Two years after presenting their idea to the thesis panel, the team members are still developing the app. Amr AbdelGhani ’19 has since joined the team.
What the team members have now is the demo they created for the graduation project, which is capable of translating individual words and not full sentences. By the end of the year, they hope to accomplish two goals for the app: translating full sentences and being quick enough to produce words in real time. Development takes place in two stages: data collection then programming the machine.
When the team members initially started conducting research, they were surprised to see that there was no project like theirs targeting ASL speakers in the Middle East. This made the data collection process much more difficult and time consuming. “It took us around a year to collect data for the demo,” Moursy said.
One year for 16 words.
Data collection involves choosing words to include in the Eshara dictionary and then filming those words being spoken in ASL. To ensure Eshara’s accuracy at all times of the day and in different locations, the team needed to film movements across a wide array of environments and with different people. With no ASL experience and no contacts with anyone who speaks it, the team members had to learn the movements and train their friends to shoot the videos.
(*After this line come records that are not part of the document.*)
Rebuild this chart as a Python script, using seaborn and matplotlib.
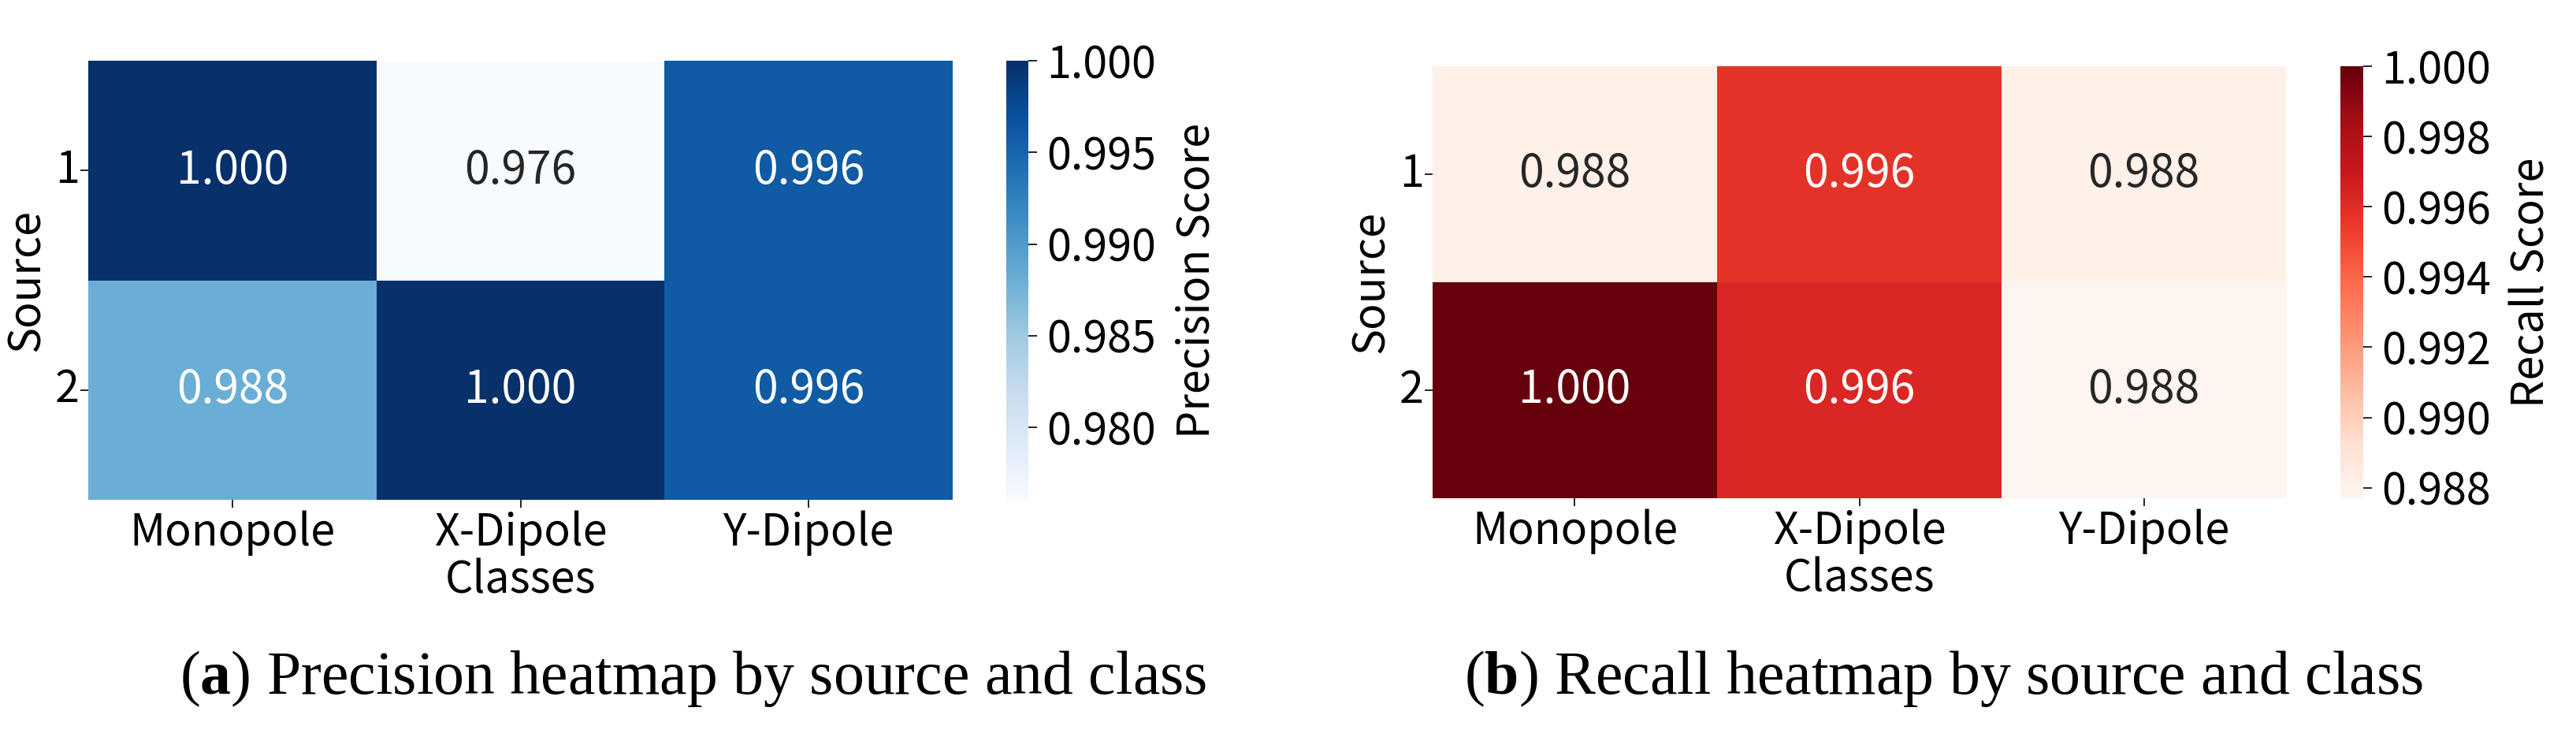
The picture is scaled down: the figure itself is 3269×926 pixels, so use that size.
# Две тепловые карты: precision и recall по источникам и классам

import pandas as pd
import seaborn as sns
import matplotlib.pyplot as plt

classes = ['Monopole', 'X-Dipole', 'Y-Dipole']
sources = ['1', '2']
precision = [[1.000, 0.976, 0.996],
             [0.988, 1.000, 0.996]]
recall = [[0.9881, 0.9958, 0.9881],
          [1.000, 0.9963, 0.9877]]
prec_ticks = [0.980, 0.985, 0.990, 0.995, 1.000]
rec_ticks = [0.988, 0.990, 0.992, 0.994, 0.996, 0.998, 1.000]

sns.set_theme(style='ticks', rc={'text.color': 'black', 'axes.labelcolor': 'black',
                                 'xtick.color': 'black', 'ytick.color': 'black'})
plt.rcParams['font.family'] = ['Noto Sans CJK SC', 'DejaVu Sans']
plt.rcParams['mathtext.fontset'] = 'custom'
plt.rcParams['mathtext.rm'] = 'Liberation Serif'
plt.rcParams['mathtext.bf'] = 'Liberation Serif:bold'

W, H = 3269, 926
fig = plt.figure(figsize=(W / 100, H / 100), dpi=100)


def box(x0, y0, x1, y1):
    # пиксели картинки -> доли фигуры
    return [x0 / W, 1 - y1 / H, (x1 - x0) / W, (y1 - y0) / H]


panels = [
    dict(values=precision, cmap='Blues', label='Precision Score', ticks=prec_ticks,
         ax=box(112, 77, 1209, 634), cax=box(1277, 77, 1305, 635),
         caption='($\\mathbf{a}$) Precision heatmap by source and class', cx=880),
    dict(values=recall, cmap='Reds', label='Recall Score', ticks=rec_ticks,
         ax=box(1818, 84, 2901, 632), cax=box(2970, 84, 2999, 632),
         caption='($\\mathbf{b}$) Recall heatmap by source and class', cx=2466),
]

for p in panels:
    df = pd.DataFrame(p['values'], index=sources, columns=classes)
    ax = fig.add_axes(p['ax'])
    cax = fig.add_axes(p['cax'])
    sns.heatmap(df, ax=ax, cbar_ax=cax, cmap=p['cmap'], annot=True, fmt='.3f',
                annot_kws={'size': 41},
                cbar_kws={'ticks': p['ticks']})
    ax.set_xlabel('Classes', fontsize=40, labelpad=2)
    ax.set_ylabel('Source', fontsize=40, labelpad=5)
    ax.tick_params(axis='both', labelsize=40, length=7, width=1.2)
    ax.tick_params(axis='x', pad=3)
    ax.tick_params(axis='y', pad=1)
    plt.setp(ax.get_yticklabels(), rotation=0)
    plt.setp(ax.get_xticklabels(), rotation=0)

    cax.tick_params(labelsize=40, length=8, width=1.2, pad=9)
    cax.yaxis.set_major_formatter('{x:.3f}')
    cax.set_ylabel(p['label'], fontsize=40, labelpad=16)

    fig.text(p['cx'] / W, 1 - 880 / H, p['caption'], family='Liberation Serif',
             fontsize=56, ha='center', va='baseline')

fig.savefig('out.png', dpi=100, facecolor='white')
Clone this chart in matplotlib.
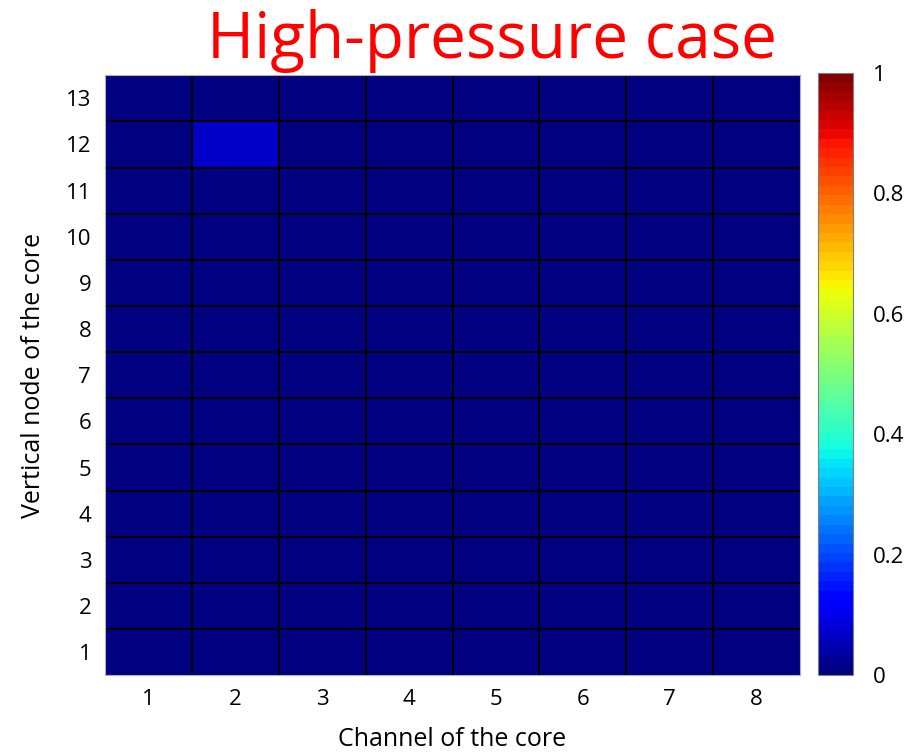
import numpy as np
import matplotlib.pyplot as plt

plt.rcParams['font.family'] = ['Open Sans', 'DejaVu Sans']

channels = [1, 2, 3, 4, 5, 6, 7, 8]
nodes = [1, 2, 3, 4, 5, 6, 7, 8, 9, 10, 11, 12, 13]
# rows = vertical node 1..13, columns = channel 1..8
values = np.zeros((13, 8))
values[11, 1] = 0.07

fig = plt.figure(figsize=(9.06, 7.52), dpi=100)
ax = fig.add_axes([0.116, 0.102, 0.767, 0.798])
cax = fig.add_axes([0.903, 0.102, 0.0386, 0.801])

cmap = plt.get_cmap('jet', 64)
x_edges = np.arange(len(channels) + 1) + 0.5
y_edges = np.arange(len(nodes) + 1) + 0.5
mesh = ax.pcolormesh(x_edges, y_edges, values, cmap=cmap, vmin=0, vmax=1)
# cell borders
ax.vlines(x_edges[1:-1], 0.5, 13.5, colors='black', linewidth=1.2, antialiased=False)
ax.hlines(y_edges[1:-1], 0.5, 8.5, colors='black', linewidth=1.2, antialiased=False)
ax.set_xlim(0.5, 8.5)
ax.set_ylim(0.5, 13.5)
ax.set_xticks(channels)
ax.set_yticks(nodes)
ax.tick_params(length=0, labelsize=16, pad=10)
for s in ax.spines.values():
    s.set_color('#b0b0b0')
    s.set_linewidth(0.8)
ax.set_xlabel('Channel of the core', fontsize=18, labelpad=12)
ax.set_ylabel('Vertical node of the core', fontsize=18, labelpad=14)

cb = fig.colorbar(mesh, cax=cax, ticks=[0, 0.2, 0.4, 0.6, 0.8, 1])
cb.ax.set_yticklabels(['0', '0.2', '0.4', '0.6', '0.8', '1'])
cb.ax.tick_params(length=0, labelsize=16, pad=14)
cb.outline.set_edgecolor('#808080')

fig.text(0.543, 0.945, 'High-pressure case', color='red', fontsize=46,
         ha='center', va='center')

fig.savefig('out.png', dpi=100)
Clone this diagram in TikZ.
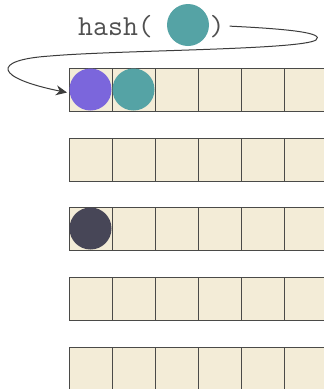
\documentclass[tikz,border=0pt]{standalone}
\usepackage{fontspec}
\usetikzlibrary{arrows.meta}
\definecolor{cellfill}{HTML}{F3ECD7}
\definecolor{cellline}{HTML}{4A4A48}
\definecolor{ballpurple}{HTML}{7B66DC}
\definecolor{ballteal}{HTML}{55A3A5}
\definecolor{balldark}{HTML}{474657}
\definecolor{txtgray}{HTML}{3C3C3C}
\definecolor{codegray}{HTML}{505050}
\begin{document}
\begin{tikzpicture}[x=1pt,y=-1pt,
  cell/.style={draw=cellline, fill=cellfill, line width=1pt, minimum size=43pt, inner sep=0pt, outer sep=0pt},
  ball/.style={circle, inner sep=0pt, outer sep=0pt, minimum size=42pt},
  code/.style={inner sep=0pt, text=codegray, font=\ttfamily\fontsize{29}{29}\selectfont},
  link/.style={draw=txtgray, line width=1pt, -{Stealth[length=11pt,width=10pt]}}]
\useasboundingbox (0,0) rectangle (324,389);
\clip (0,0) rectangle (324,389);
\fill[white] (0,0) rectangle (324,389);
\foreach \r [count=\i] in {68,138,207,277,347} {
  \foreach \c in {1,...,6} {
    \node[cell] (c\i\c) at ({69+43*(\c-1)+21.5}, {\r+21.5}) {};
  }
}
\node[ball, fill=ballpurple] (b1) at (c11) {};
\node[ball, fill=ballteal] (b2) at (c12) {};
\node[ball, fill=balldark] (b3) at (c31) {};
\node[code, anchor=base west] (hash) at (78,35) {hash(};
\node[ball, fill=ballteal] (key) at (188,25) {};
\node[code, anchor=base] (close) at (217,35) {)};
\coordinate (s) at ([xshift=5pt]close.east);
\coordinate (tip) at ([xshift=-2pt,yshift=-3pt]c11.west);
\draw[link] (s) .. controls (290,29) and (325,33) .. (316,40)
  .. controls (300,50) and (120,50) .. (50,56)
  .. controls (-10,60) and (-5,78) .. (tip);
\end{tikzpicture}
\end{document}
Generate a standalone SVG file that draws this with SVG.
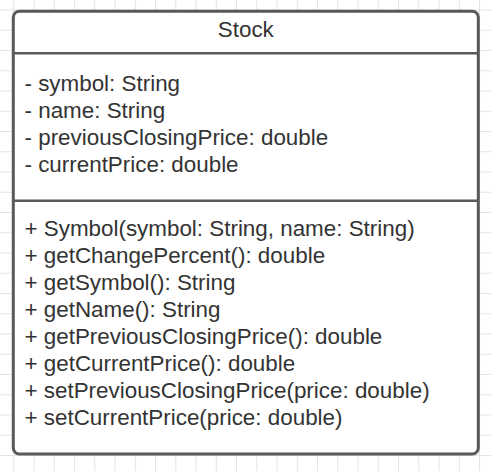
<svg xmlns="http://www.w3.org/2000/svg" width="491" height="471" viewBox="0 0 491 471">
<defs>
<pattern id="grid" x="13.3" y="9.5" width="20.25" height="20.25" patternUnits="userSpaceOnUse">
<path d="M0.5 0V20.25M0 0.5H20.25" fill="none" stroke="#e3e3e3" stroke-width="1"/>
</pattern>
</defs>
<style>
.box{fill:#ffffff;stroke:#595959;stroke-width:3}
.sep{stroke:#595959;stroke-width:2.5}
text{font-family:"Liberation Sans",Arial,sans-serif;font-size:22.4px;fill:#333333}
.title{text-anchor:middle}
</style>
<rect width="491" height="471" fill="#ffffff"/>
<rect width="491" height="471" fill="url(#grid)"/>
<g id="connectors"></g>
<g id="stock">
<rect class="box" x="13.3" y="11.3" width="465" height="442.7" rx="6" ry="6"/>
<line class="sep" x1="13.3" y1="53.3" x2="478.3" y2="53.3"/>
<line class="sep" x1="13.3" y1="200.7" x2="478.3" y2="200.7"/>
<text class="title" x="245.8" y="37">Stock</text>
<text x="24.5" y="90.7">- symbol: String</text>
<text x="24.5" y="117.7">- name: String</text>
<text x="24.5" y="144.7">- previousClosingPrice: double</text>
<text x="24.5" y="171.7">- currentPrice: double</text>
<text x="24.5" y="236">+ Symbol(symbol: String, name: String)</text>
<text x="24.5" y="263">+ getChangePercent(): double</text>
<text x="24.5" y="290">+ getSymbol(): String</text>
<text x="24.5" y="317">+ getName(): String</text>
<text x="24.5" y="344">+ getPreviousClosingPrice(): double</text>
<text x="24.5" y="371">+ getCurrentPrice(): double</text>
<text x="24.5" y="398">+ setPreviousClosingPrice(price: double)</text>
<text x="24.5" y="425">+ setCurrentPrice(price: double)</text>
</g>
</svg>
“When filming the words, we needed a wide range of skin colors, hand sizes, backgrounds and lighting, and we had to film at different times of the day,” Sakr said.
Their project stalled for one year when they lost funding, but AUC secured funding earlier in 2019, and the team got right back to work in July. Since then, they have expanded the dictionary to between 800 and 1,000 words. “Being part of the Eshara team resembles a great opportunity for me to help create something that can directly impact people’s lives and has the potential to revolutionize communication with those who cannot hear,” said AbdelGhani. “The current progress is unprecedented for Arabic Sign Language recognition, and I believe that we could potentially push this technology to achieve a breakthrough in scalable automatic ASL recognition. The passion and excitement of the team along with AUC’s support make this project a fun and fulfilling journey.”
Turning AUC Tahrir Square into their workspace, the team members meet with ASL professionals and communities in Cairo that cannot hear or speak to film vocabulary. Khairalla, who is currently overseas, is helping with researching quicker and more efficient technologies for the app.
“Speed is our main concern,” Moursy said. “The app needs to be able to translate full sentences in real time.”
Sign language translating programs do exist for languages other than ASL, but what differentiates Eshara from all others is its accessibility. Most programs use censored gloves or 3D cameras to detect hand movements, while Eshara can be downloaded on mobile phones and works across different software.
“If someone who speaks Arabic Sign Language is sitting right next to me, there would be no way of communicating with him or her,” Moursy said. “Eshara would allow me to just pull out my phone and carry out a conversation. We’re not realizing that there’s a whole demographic of people we aren’t talking to.”
What started out as a graduation project turned into an initiative to include an often neglected demographic in society. Even AUC Tahrir Square, which started off as a meeting place for data collection, became a space for a community of people working toward a common cause.
“The ASL professionals were really excited about the project and even want to continue helping us for free,” Sakr said, emphasizing how this project will allow ASL speakers to enter the workforce more easily, making way for diverse skills and talents that were previously not tapped into. “We’re helping to create a better future for them because they can finally be able to take part in regular, everyday life like everyone else.”